Three meteorologists have come up with a way to predict the most spectacular sunsets.
Their model takes into account high or low clouds, moisture, pressure and up to 20 other conditions by analyzing 14 gigabytes of data from the National Oceanic and Atmospheric Administration (NOAA).
After analyzing the data, the program posts a map to the group's website at www.sunsetwx.com, and it updates every six hours.
Jake Hallet, the group's programmer, wrote the algorithm in about three weeks. He is a 19-year-old college sophomore who is studying meteorology. He also taught himself how to code.
CBS News' Mark Albert asked Hallet, "How do you predict the perfect sunset?"
"We decided to on a scale of vividness. I guess you could say the wow factor," Hallet said. "The deeper the red, the better."
"There really was no reason that we couldn't create this thing," said Ben Reppert, one of the meteorologists who helped develop the model.
The program likely will be a big success given that a "sunset" search on Instagram turns up 85 million photos of evenings at the golden hour.
Their program has already proven itself this past Thanksgiving when it predicted the spectacular sunset seen on parts of the East Coast.
Jake Deftlitch, a meteorology graduate student at Penn State, helped develop the model, and he also spends his time chasing sunsets with his camera. He said he wants to give everyone the opportunity to take gorgeous photos.
Now, thanks to the work of Deftlitch, Hallet and Reppert, the most beautiful sunsets can be predicted like clockwork, making it much easier for people to capture a gorgeous one on camera.

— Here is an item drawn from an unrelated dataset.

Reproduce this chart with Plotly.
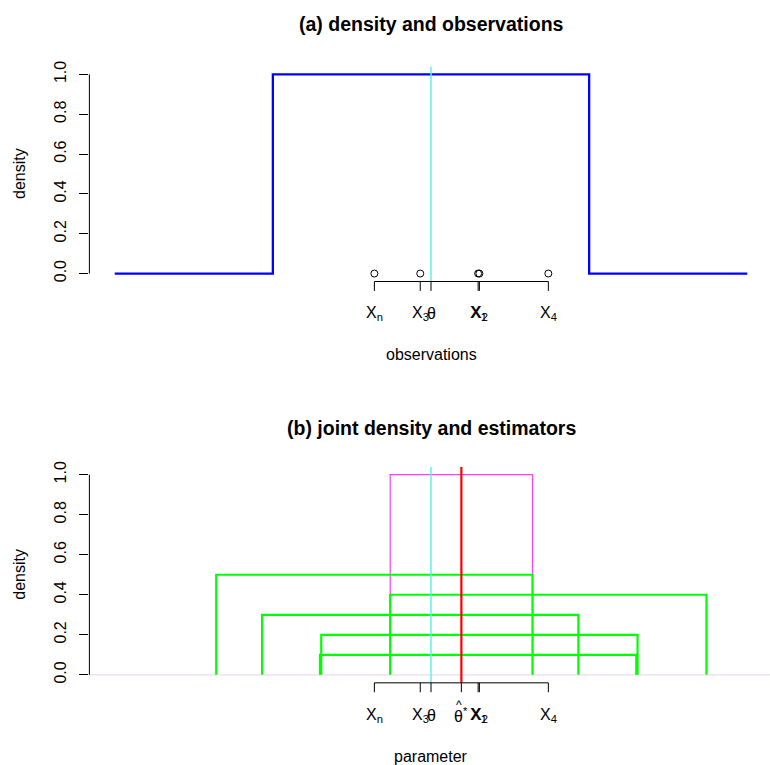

To truly put the model to the test, Albert asked Hallet to show him where the best sunset was.
"The model is sniffing out some pretty good sunset quality in Southern California," Hallet said.
Hallet pointed out on their map that "oranges and reds were pretty much right over New Jersey, right over Philadelphia, over Delaware."
The model may have more benefits than great Instagram photos. Author Linda Wasmer Andrews, who has published 13 mental health books and wrote an article for Psychology Today titled "How Admiring the Sunset Changes You for the Better," said there are mental health benefits to viewing sunsets.
"It's a sense of connectedness to something bigger than you," she said. "And research shows when someone experiences awe, it can lead to a decrease to have self-centered thoughts and increase in pro-social behavior, so you're actually more prone to being cooperative, more prone to being generous to other people."
The effects are temporary, so Andrews prescribes a daily dose be taken at dusk, and she said it's OK to capture the beauty in the sky with cameras or on canvas, so long as the person stops before the sun disappears.
And a daily dose of sunset should never get boring -- like fingerprints, no two are alike.